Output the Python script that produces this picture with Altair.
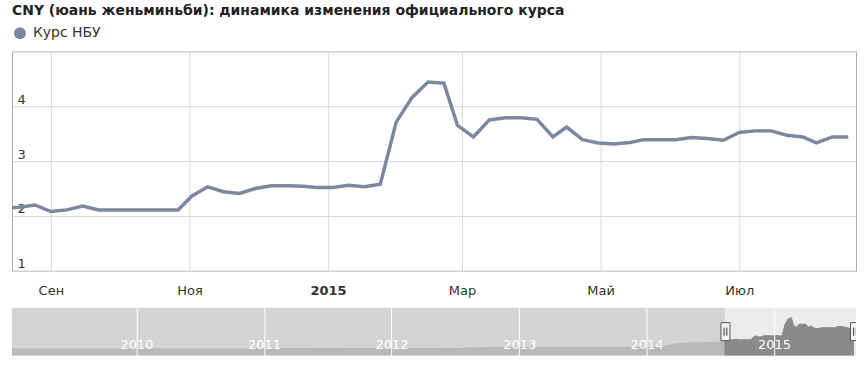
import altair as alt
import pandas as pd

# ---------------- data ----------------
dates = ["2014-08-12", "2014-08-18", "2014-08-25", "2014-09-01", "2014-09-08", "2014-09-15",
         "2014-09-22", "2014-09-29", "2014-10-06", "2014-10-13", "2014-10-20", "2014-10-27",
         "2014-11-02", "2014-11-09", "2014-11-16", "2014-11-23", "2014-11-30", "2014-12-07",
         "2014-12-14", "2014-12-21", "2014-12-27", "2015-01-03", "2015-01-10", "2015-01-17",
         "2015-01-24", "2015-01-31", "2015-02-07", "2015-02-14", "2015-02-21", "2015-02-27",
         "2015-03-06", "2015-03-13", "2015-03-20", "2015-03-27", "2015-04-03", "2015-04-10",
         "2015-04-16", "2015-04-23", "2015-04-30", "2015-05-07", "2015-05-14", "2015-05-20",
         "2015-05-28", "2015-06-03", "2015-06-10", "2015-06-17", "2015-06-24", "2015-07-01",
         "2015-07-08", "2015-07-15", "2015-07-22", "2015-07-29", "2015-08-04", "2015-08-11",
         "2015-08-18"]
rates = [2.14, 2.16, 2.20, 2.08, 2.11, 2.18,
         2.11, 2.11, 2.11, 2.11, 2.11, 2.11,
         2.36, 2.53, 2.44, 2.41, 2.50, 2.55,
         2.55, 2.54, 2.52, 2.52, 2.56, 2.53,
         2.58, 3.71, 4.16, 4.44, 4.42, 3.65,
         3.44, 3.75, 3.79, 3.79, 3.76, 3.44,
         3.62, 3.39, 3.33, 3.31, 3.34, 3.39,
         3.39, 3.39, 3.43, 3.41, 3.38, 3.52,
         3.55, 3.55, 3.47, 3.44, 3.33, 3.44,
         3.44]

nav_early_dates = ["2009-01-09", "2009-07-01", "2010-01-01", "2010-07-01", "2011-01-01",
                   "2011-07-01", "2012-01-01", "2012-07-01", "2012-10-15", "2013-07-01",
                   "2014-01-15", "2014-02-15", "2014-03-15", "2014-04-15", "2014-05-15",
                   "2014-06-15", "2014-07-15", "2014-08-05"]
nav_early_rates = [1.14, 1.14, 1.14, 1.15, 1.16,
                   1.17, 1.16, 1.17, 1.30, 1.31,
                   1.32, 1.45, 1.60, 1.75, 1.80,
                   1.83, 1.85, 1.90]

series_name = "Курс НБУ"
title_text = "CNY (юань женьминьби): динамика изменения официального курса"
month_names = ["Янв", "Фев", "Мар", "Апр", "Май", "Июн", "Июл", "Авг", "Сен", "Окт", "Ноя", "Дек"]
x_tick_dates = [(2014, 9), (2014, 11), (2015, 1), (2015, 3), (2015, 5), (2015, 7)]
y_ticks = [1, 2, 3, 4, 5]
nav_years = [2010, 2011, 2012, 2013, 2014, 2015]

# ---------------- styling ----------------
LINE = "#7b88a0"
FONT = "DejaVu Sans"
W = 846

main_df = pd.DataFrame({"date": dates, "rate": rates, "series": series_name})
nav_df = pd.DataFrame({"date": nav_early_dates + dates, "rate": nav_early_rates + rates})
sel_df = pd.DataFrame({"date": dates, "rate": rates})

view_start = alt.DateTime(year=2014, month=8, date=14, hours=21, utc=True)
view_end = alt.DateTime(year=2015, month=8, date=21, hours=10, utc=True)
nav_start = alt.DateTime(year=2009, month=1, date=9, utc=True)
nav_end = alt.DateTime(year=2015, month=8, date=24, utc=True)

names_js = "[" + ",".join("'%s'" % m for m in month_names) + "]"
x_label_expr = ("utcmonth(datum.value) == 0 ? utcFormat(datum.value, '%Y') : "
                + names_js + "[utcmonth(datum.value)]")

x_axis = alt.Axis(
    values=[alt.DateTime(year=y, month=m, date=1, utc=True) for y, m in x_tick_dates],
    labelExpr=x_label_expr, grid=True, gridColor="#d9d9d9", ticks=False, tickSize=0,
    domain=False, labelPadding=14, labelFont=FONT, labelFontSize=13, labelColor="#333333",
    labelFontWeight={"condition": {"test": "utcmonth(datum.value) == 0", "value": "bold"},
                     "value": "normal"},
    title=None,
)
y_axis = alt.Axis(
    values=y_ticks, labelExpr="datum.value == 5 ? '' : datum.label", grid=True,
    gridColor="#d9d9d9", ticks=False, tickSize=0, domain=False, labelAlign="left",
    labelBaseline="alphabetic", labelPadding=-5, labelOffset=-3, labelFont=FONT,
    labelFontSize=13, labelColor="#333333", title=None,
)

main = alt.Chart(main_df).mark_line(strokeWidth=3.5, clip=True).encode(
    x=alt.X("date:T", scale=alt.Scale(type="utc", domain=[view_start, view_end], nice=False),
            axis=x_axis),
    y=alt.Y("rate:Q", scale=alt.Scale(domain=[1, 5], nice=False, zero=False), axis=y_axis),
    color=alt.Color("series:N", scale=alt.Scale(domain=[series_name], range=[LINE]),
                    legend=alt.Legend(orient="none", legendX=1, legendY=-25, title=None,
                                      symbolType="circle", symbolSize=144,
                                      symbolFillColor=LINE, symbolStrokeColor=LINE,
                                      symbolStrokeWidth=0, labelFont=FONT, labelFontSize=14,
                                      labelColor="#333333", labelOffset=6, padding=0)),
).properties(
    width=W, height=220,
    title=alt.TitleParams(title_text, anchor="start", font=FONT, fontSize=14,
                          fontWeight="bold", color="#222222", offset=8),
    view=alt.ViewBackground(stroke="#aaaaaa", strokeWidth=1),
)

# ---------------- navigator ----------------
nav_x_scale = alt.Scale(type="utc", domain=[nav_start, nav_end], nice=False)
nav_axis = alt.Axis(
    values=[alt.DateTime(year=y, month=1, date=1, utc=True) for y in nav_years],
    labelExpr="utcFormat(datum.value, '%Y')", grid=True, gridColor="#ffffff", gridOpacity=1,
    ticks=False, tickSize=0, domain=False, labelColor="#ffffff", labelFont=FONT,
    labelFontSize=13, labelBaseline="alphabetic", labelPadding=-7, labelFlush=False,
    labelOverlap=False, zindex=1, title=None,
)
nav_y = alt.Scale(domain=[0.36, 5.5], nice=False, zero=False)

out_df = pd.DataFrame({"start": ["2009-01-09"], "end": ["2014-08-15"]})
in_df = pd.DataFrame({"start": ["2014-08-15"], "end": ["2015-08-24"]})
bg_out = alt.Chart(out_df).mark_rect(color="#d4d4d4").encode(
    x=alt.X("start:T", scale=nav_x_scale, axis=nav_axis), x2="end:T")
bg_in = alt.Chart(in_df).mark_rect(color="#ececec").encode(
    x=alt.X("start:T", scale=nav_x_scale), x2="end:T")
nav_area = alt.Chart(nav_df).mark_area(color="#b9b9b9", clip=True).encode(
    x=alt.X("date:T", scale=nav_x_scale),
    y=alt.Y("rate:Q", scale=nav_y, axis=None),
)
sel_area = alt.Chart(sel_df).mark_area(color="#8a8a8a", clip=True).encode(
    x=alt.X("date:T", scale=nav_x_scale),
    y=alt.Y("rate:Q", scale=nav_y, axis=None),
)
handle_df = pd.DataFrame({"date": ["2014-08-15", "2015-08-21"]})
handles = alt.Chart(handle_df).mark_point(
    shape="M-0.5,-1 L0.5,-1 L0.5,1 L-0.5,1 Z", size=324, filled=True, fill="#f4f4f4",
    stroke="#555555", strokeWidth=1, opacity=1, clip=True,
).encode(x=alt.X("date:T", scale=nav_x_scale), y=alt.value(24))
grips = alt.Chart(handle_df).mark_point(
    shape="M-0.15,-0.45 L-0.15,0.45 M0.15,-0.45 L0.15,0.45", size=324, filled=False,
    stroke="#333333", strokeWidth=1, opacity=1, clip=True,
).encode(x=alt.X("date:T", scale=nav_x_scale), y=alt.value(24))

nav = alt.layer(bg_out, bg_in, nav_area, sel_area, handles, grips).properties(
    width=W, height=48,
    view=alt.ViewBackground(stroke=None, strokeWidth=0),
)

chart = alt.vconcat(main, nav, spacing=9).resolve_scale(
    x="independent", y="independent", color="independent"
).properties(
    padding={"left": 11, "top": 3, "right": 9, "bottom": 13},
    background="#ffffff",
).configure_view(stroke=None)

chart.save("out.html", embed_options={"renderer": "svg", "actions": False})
^^^^^^^^
* **WHAT TO WORK ON**
From the first line of the listing above, repeat every line through the one holding "import pandas as pd". Both ends count, and pictures stay out.

* **TASK OUTPUT**
Output the Python script that produces this picture with Altair.
import altair as alt
import pandas as pd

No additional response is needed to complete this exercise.